If the parable is experiential, the man is confronted by and responds to a sudden vista of paramount value, such as persons of every time and place and faith have known when the question of ultimate value is before them.  If the parable is didactic, the man is a scumbag.

This brings me to an important element of what I trying to describe with “roused, readied, reaped.”  For me at least, “roused, readied, reaped” is always two things.  It is the internalized phenomena of that progression, but it is also—and this usually what I have in mind—a series of events that could be laid out in the form of a timeline on a page.  Even my contention that “roused, readied, reaped” is a generalized phenomenon (consisting of innumerable overlapping, perhaps repeating, arcs of varying duration) means merely that the occurrences of that phenomenon might be difficult to chart out across a page—it is still a phenomenon rendered lifeless by its being observed rather than experienced.

This is the case with much of religion, especially of conventional Christianity with its emphasis on historicity.  The believer is told that there is an objective truth to the economy of salvation.  The believer is told that there is an objective truth to history and to the historicity of the Bible.  Unfortunately—and this is the barb inextricable from the flesh of “the faith”—the existence of that which is ostensibly “objective” is external to the believer’s progression (or lack thereof).  God knows what is objectively true.  What the human being "knows” resides in a single basket, which contains what the human being recognizes as belief and also what the human being believes to be simple, perfect translation of what is “out there” in objective reality.  The human who believes that what he or she knows is unencumbered by the blurring effect of belief-thought is a liar, a lunatic, or one who claims the omniscience of the Lord.

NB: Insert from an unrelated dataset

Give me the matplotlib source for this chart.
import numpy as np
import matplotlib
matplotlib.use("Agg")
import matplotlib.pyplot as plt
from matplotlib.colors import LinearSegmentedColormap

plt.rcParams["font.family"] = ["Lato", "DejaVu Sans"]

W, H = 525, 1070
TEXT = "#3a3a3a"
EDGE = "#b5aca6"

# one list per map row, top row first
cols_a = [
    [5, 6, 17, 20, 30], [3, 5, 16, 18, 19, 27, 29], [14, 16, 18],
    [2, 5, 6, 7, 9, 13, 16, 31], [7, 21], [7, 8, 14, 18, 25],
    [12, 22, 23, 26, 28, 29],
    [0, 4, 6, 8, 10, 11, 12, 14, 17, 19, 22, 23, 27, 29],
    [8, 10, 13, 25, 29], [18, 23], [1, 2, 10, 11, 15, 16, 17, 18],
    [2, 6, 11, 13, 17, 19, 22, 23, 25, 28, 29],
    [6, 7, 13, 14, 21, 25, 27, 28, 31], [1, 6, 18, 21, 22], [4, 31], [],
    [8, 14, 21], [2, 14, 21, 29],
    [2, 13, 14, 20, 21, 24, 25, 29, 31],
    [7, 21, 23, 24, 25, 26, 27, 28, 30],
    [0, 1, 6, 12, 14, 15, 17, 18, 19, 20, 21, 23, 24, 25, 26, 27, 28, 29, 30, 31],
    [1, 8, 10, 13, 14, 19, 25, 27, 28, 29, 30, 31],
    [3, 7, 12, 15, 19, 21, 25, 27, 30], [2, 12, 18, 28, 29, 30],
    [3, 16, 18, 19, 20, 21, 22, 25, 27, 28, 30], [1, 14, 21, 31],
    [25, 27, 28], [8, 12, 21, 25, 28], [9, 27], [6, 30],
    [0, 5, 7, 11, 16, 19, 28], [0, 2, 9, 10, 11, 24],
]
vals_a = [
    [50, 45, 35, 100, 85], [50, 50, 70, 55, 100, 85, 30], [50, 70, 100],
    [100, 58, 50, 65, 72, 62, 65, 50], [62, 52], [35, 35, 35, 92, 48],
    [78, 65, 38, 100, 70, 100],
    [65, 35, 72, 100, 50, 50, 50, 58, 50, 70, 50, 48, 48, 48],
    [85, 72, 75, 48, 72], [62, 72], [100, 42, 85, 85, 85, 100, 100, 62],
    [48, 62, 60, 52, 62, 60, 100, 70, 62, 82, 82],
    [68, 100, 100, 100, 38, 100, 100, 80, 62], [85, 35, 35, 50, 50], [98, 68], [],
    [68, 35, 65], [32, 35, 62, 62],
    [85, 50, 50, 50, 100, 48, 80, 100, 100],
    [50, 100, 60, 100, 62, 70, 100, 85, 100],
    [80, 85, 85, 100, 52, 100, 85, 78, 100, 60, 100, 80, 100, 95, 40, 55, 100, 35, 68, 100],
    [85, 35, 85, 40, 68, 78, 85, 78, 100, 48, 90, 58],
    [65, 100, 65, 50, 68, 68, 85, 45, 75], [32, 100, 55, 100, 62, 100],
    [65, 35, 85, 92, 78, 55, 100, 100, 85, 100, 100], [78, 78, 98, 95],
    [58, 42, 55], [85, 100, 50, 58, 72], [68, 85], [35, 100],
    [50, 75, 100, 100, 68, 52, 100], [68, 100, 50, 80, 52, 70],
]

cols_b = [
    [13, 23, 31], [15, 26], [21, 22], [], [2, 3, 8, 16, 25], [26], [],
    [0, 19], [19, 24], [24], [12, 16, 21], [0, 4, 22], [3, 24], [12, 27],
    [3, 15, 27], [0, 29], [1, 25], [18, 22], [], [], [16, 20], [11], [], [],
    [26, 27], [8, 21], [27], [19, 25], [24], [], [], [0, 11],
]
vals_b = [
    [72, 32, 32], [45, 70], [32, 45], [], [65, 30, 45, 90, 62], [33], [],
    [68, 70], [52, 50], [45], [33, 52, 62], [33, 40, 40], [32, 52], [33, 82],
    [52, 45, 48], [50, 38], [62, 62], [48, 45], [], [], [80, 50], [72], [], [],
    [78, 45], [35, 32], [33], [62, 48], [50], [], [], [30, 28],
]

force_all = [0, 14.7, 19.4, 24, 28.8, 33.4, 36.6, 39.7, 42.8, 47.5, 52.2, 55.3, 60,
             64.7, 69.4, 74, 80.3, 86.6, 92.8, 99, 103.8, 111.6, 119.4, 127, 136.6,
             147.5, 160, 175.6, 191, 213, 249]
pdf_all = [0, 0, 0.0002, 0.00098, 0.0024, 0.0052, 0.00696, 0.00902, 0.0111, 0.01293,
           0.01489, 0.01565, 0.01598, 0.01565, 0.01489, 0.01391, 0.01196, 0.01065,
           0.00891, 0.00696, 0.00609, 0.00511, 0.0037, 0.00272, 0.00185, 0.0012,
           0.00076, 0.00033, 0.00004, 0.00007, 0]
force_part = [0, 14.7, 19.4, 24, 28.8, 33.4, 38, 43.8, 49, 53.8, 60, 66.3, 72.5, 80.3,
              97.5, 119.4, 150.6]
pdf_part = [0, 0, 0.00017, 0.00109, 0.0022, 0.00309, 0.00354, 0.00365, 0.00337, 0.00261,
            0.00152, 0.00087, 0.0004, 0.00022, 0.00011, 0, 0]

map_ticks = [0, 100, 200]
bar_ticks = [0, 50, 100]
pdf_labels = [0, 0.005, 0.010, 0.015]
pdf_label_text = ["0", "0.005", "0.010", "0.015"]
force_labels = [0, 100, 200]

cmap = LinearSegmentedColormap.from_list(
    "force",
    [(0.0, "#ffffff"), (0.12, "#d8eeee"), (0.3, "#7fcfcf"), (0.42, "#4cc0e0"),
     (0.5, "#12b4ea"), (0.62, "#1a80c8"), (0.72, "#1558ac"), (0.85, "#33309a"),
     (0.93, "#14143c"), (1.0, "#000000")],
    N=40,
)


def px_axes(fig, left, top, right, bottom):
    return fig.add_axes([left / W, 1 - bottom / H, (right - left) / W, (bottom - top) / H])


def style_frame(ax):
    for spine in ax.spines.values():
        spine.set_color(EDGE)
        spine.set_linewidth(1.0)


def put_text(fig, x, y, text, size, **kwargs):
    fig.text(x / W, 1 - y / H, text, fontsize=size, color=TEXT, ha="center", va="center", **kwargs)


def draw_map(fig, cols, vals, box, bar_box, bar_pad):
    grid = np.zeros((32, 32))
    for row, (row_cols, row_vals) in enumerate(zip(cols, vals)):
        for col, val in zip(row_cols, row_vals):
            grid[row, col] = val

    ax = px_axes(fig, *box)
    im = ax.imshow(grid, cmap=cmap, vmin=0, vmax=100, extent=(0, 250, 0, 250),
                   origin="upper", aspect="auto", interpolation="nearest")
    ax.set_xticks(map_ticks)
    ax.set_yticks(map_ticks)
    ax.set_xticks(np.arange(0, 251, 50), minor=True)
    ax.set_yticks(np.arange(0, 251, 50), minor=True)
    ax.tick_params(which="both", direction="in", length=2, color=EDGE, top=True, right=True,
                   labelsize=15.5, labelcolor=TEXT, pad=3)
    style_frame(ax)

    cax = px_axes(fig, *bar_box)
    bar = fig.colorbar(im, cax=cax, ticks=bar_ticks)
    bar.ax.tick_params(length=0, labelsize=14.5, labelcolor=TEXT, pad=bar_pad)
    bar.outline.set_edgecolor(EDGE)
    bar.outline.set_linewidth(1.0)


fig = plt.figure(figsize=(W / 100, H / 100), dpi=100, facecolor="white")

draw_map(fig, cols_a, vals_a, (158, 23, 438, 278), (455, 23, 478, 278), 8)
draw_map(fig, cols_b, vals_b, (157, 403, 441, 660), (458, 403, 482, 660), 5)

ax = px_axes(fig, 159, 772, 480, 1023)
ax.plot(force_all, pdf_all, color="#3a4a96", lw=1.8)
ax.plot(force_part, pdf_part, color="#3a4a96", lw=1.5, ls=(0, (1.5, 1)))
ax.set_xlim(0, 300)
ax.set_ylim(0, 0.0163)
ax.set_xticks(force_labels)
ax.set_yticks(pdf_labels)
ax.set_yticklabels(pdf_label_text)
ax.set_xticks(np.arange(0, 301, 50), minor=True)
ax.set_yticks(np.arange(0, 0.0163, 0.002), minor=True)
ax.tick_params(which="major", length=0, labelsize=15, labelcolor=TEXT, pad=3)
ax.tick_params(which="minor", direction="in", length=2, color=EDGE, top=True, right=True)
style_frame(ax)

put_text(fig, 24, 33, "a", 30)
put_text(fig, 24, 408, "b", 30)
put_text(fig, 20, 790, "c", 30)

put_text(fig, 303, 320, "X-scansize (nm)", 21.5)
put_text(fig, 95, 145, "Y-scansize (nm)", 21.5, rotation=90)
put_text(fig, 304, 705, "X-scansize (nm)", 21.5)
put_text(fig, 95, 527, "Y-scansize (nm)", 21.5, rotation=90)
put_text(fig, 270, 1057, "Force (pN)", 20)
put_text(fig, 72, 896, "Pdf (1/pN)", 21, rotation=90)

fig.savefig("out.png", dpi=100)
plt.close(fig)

As ever, I must attempt to demonstrate my contentions in light of Jesus’ teachings.  “Roused, readied, reaped” (or any other, likely superior, formulation of religion-experience) must describe internal phenomena.  History (for example) is on the other hand external—or at least our conception of history postulates an external, objective phenomenon.  The fact that we can neither know nor remember history perfectly is the least of our concerns about finding recourse to history to explain our existences.  What is of far more import is the relative value we place upon history as against the immediacy of our experiences.  Jesus confronts us with something that was done when “Abiathar” was High Priest (David and his men eating the consecrated bread.)  If we are going to cast about for explanations of why Jesus’ chronology differs from “history,” and if we will not proceed on the matter without absolute assurance in some such explanation, how are we ever going to proceed—bereft, essentially by definition, of “objective” assurance—with dealing with the matter at hand, that being (in case the gospel reader might forget by this point) the terrifying prospect of navigating the believer’s life while unsure about what constitutes transgression, and what does not?

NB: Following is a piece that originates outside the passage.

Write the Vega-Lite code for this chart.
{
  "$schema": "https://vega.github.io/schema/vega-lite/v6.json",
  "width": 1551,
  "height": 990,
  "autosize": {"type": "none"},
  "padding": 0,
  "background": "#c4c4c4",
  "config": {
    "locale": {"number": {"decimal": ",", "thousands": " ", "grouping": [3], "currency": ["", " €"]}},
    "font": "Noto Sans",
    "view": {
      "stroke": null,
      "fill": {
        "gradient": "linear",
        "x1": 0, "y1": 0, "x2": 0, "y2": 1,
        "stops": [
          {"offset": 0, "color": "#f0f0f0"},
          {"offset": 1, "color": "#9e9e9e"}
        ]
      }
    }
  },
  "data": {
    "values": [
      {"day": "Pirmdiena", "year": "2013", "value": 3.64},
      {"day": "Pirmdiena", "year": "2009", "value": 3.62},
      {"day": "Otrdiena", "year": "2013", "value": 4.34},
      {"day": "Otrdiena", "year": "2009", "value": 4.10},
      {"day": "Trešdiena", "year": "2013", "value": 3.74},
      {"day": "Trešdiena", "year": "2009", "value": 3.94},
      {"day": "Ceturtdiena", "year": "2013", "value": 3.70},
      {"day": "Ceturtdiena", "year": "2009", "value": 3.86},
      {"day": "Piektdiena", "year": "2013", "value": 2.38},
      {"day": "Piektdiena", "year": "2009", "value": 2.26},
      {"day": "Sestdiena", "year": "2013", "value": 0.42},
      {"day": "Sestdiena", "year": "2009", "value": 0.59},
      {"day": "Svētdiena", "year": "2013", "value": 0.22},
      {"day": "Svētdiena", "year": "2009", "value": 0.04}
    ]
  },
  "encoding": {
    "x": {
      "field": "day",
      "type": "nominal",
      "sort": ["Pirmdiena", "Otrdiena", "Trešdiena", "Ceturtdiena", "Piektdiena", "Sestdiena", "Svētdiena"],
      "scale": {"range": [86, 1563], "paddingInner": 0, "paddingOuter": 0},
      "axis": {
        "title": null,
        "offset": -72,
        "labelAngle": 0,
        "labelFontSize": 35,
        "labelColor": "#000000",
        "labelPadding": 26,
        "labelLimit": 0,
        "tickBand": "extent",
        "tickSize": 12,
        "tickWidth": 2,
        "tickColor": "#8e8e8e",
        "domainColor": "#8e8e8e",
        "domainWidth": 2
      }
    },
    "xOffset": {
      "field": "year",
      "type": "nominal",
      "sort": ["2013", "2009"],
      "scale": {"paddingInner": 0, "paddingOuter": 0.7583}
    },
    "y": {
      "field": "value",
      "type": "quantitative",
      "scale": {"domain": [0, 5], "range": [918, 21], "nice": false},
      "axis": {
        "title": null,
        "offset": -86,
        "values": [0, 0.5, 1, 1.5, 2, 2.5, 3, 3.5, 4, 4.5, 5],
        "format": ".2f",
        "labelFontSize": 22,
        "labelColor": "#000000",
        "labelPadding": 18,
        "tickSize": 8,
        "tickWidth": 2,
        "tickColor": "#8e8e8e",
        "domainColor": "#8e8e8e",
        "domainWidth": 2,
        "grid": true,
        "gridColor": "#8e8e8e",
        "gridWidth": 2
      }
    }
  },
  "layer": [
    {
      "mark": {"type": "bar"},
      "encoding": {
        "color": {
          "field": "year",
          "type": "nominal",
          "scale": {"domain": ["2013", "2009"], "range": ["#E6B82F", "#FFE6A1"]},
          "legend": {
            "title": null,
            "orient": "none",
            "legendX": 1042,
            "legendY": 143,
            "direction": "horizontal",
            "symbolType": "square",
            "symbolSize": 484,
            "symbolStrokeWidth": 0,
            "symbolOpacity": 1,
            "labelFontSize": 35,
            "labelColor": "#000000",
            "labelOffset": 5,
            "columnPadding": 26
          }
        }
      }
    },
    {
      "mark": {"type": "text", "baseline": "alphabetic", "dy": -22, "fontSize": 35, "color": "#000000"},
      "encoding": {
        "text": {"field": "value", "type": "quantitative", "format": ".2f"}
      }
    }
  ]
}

David and his men ate the consecrated bread.  Any notion that David proceeded in this without trepidation would make of David a god, or perhaps worse—a God-puppet.  David was not a god, or an extension of God.  We are not gods, or extensions of God.  This major importance of this is the fact that all of our experiences are internalized.  This might seem a ridiculously obvious thing to say, yet it underscores the fact that both our undeniably internal experiences and our internalized notions of objective truth are subject to the malleability of our minds.  We decide—we must decide—the immediacy or the import of the things that occupy our thought-life.  We are no different from, and we are not by time or place or the interposition of the written word separated from, the actual hearers of Jesus’ words.  When Jesus asked who among his peers would not lift a lamb from a pit on the Sabbath, he was speaking to all of us, and he was not—in the greatest import—establishing a doctrine.  He was asking us to be honest about how we value things, and to confront value questions not against our notions of external reality, but against our internalizations of reality, in which the interplay of ideas of ourselves, of our surroundings, and of the Ultimate must occur always.

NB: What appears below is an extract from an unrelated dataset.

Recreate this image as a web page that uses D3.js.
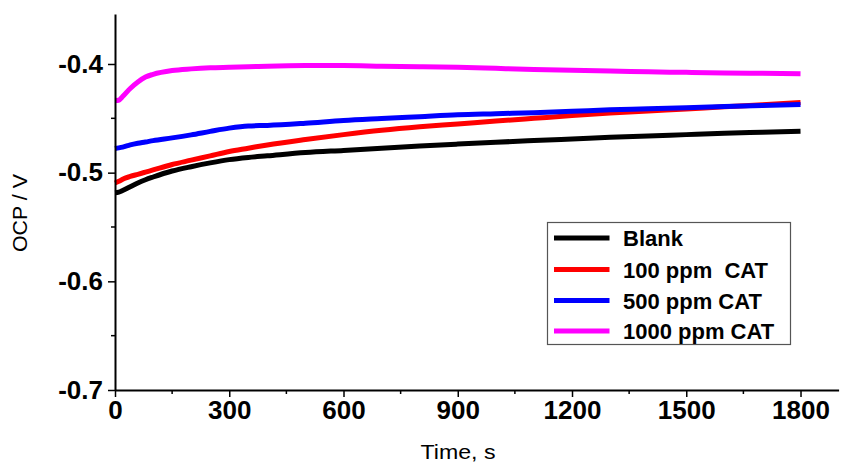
<!DOCTYPE html>
<html>
<head>
<meta charset="utf-8">
<script src="https://cdn.jsdelivr.net/npm/d3@7"></script>
<style>
  html, body { margin: 0; padding: 0; background: #fff; }
  svg { display: block; }
</style>
</head>
<body>
<svg id="chart" width="856" height="464"></svg>
<script>
// Open circuit potential vs. immersion time for each inhibitor dose
const time = [0, 10, 20, 40, 60, 80, 100, 150, 200, 250, 300, 350, 400, 500, 600, 700, 800, 900, 1000, 1100, 1200, 1300, 1400, 1500, 1600, 1700, 1800];

const blank   = [-0.5185, -0.5180, -0.5165, -0.5130, -0.5095, -0.5065, -0.5040, -0.4985, -0.4945, -0.4910, -0.4880, -0.4860, -0.4845, -0.4815, -0.4795, -0.4775, -0.4755, -0.4737, -0.4720, -0.4705, -0.4690, -0.4675, -0.4662, -0.4650, -0.4638, -0.4628, -0.4618];
const ppm100  = [-0.5095, -0.5080, -0.5060, -0.5035, -0.5015, -0.4995, -0.4975, -0.4925, -0.4885, -0.4845, -0.4805, -0.4775, -0.4745, -0.4695, -0.4650, -0.4610, -0.4578, -0.4552, -0.4525, -0.4500, -0.4475, -0.4452, -0.4432, -0.4414, -0.4393, -0.4375, -0.4355];
const ppm500  = [-0.4778, -0.4772, -0.4765, -0.4745, -0.4730, -0.4718, -0.4705, -0.4680, -0.4652, -0.4620, -0.4590, -0.4570, -0.4565, -0.4545, -0.4520, -0.4502, -0.4485, -0.4468, -0.4458, -0.4448, -0.4435, -0.4422, -0.4412, -0.4402, -0.4392, -0.4382, -0.4372];
const ppm1000 = [-0.4335, -0.4333, -0.4300, -0.4225, -0.4165, -0.4120, -0.4095, -0.4060, -0.4045, -0.4035, -0.4030, -0.4025, -0.4020, -0.4015, -0.4015, -0.4020, -0.4025, -0.4030, -0.4040, -0.4050, -0.4058, -0.4065, -0.4072, -0.4077, -0.4082, -0.4086, -0.4090];

const seriesNames  = ["Blank", "100 ppm  CAT", "500 ppm CAT", "1000 ppm CAT"];
const seriesValues = [blank, ppm100, ppm500, ppm1000];
const seriesColors = ["#000000", "#ff0000", "#0000ff", "#ff00ff"];

const xTicks = [0, 300, 600, 900, 1200, 1500, 1800];
const xMinor = [150, 450, 750, 1050, 1350, 1650];
const yTicks = [-0.4, -0.5, -0.6, -0.7];
const yMinor = [-0.45, -0.55, -0.65];

const svg = d3.select("#chart");

const x = d3.scaleLinear().domain([0, 1900]).range([115, 838.6]);
const y = d3.scaleLinear().domain([-0.7, -0.354]).range([390, 14]);

// series lines
const line = d3.line()
  .x((d, i) => x(time[i]))
  .y(d => y(d))
  .curve(d3.curveMonotoneX);

svg.append("g")
  .selectAll("path")
  .data(seriesValues)
  .join("path")
  .attr("d", d => line(d))
  .attr("fill", "none")
  .attr("stroke", (d, i) => seriesColors[i])
  .attr("stroke-width", 5)
  .attr("stroke-linejoin", "round");

// axes
const tickFont = "'Liberation Sans', Arial, sans-serif";

const xAxis = svg.append("g")
  .attr("transform", `translate(0,${y(-0.7)})`)
  .call(d3.axisBottom(x).tickValues(xTicks).tickFormat(d3.format("d")).tickSize(7).tickSizeOuter(0).tickPadding(4));
xAxis.append("g").selectAll("line")
  .data(xMinor).join("line")
  .attr("x1", d => x(d)).attr("x2", d => x(d))
  .attr("y1", 0).attr("y2", 4)
  .attr("stroke", "#000").attr("stroke-width", 1.5);

const yAxis = svg.append("g")
  .attr("transform", `translate(${x(0)},0)`)
  .call(d3.axisLeft(y).tickValues(yTicks).tickFormat(d3.format(".1f")).tickSize(7).tickSizeOuter(0).tickPadding(5));
yAxis.append("g").selectAll("line")
  .data(yMinor).join("line")
  .attr("x1", 0).attr("x2", -4)
  .attr("y1", d => y(d)).attr("y2", d => y(d))
  .attr("stroke", "#000").attr("stroke-width", 1.5);

[xAxis, yAxis].forEach(g => {
  g.select(".domain").attr("stroke", "#000").attr("stroke-width", 2);
  g.selectAll(".tick line").attr("stroke", "#000").attr("stroke-width", 1.5);
  g.selectAll(".tick text")
    .attr("fill", "#000")
    .style("font-family", tickFont)
    .style("font-weight", "bold")
    .style("font-size", "26px");
});
yAxis.selectAll(".tick text").text(d => d3.format(".1f")(d).replace("−", "-"));

// axis titles
svg.append("text")
  .attr("x", 458).attr("y", 459)
  .attr("text-anchor", "middle")
  .attr("textLength", 75)
  .attr("lengthAdjust", "spacingAndGlyphs")
  .style("font-family", tickFont)
  .style("font-size", "21px")
  .text("Time, s");

svg.append("text")
  .attr("transform", "translate(27,213) rotate(-90)")
  .attr("text-anchor", "middle")
  .attr("textLength", 78)
  .attr("lengthAdjust", "spacingAndGlyphs")
  .style("font-family", tickFont)
  .style("font-size", "20px")
  .text("OCP / V");

// legend
const legend = svg.append("g");
legend.append("rect")
  .attr("x", 547.5).attr("y", 222.5)
  .attr("width", 243).attr("height", 122)
  .attr("fill", "#fff")
  .attr("stroke", "#555").attr("stroke-width", 1.2);

const rowY = [238, 269.5, 300.5, 331];
const rows = legend.selectAll("g.row")
  .data(seriesNames).join("g")
  .attr("class", "row")
  .attr("transform", (d, i) => `translate(0,${rowY[i]})`);
rows.append("line")
  .attr("x1", 554).attr("x2", 609.5)
  .attr("stroke", (d, i) => seriesColors[i])
  .attr("stroke-width", 5);
rows.append("text")
  .attr("x", 623).attr("y", 8)
  .style("font-family", tickFont)
  .style("font-weight", "bold")
  .style("font-size", "22px")
  .style("white-space", "pre")
  .attr("xml:space", "preserve")
  .text(d => d);
</script>
</body>
</html>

Jesus dealt with this when (Matthew 23) he confronted certain of the scribes and Pharisees with their doctrine that an oath sworn by the Temple had no force, but an oath sworn by the gold of the Temple was binding—the same being said of the altar and of the offering on the altar.  Jesus does not respond by quoting some scripture or by picking through some minutiae of interpretation.  Jesus responds by blasting through the scribes’ and Pharisees’ rationalizations and declaring the whole matter to be an assault on the sacred things of their religion and—most importantly—an assault upon the majesty of the Almighty.  The whole “binding oath” thing was not a matter of interpretation, but of valuation—which is precisely the type of matter with which we must deal.

This brings me again to the passage with which I started:

“. . . Therefore every scribe which is instructed unto the kingdom of heaven is like unto a man that is an householder, which bringeth forth out of his treasure things new and old.”

This passage, which concludes a series of parables in Matthew, is one of those extremely important parts of the gospels that are most notable—sad to say—by how, in the conventional Christian take on scripture, they just sort of lie there inert.  In the Gospel of Matthew, this passage is a very important conclusion to a very important set of sayings, yet “bringeth forth out of his treasure things new and old” has life and substance only when it is recognized that the “scribe” in question is also a person who weighs the import and determines the application of “things new and old,” and “his treasure” is internalized and therefore amenable to valuation idiosyncratic to the “householder.”

The fact that religious experience is internal, and not graphable or even in the finest sense writable, is one of the easiest things to understand, but one of the hardest things to remember.  In terms of what I must remember about this blog, the arc of “roused, readied, reaped” does not—cannot--really happen as immediately-conceivable episodes.  We are in startling moments roused, and we are readied when—whether we know it or not—we are shaped by our experiences even as we shape them, and we are reaped when, well, we might never know when we are reaped.

What we can know is that every time we—as we must—write down what has happened to us (or at least “write such things down” in our mental assessments) we are lurching forward, never knowing whether each “lurch” is a step or a hesitation.  The denominations seem to want to smooth such awkward things out in our lives.  Jesus seems to want us to know that such awkward things ARE our lives.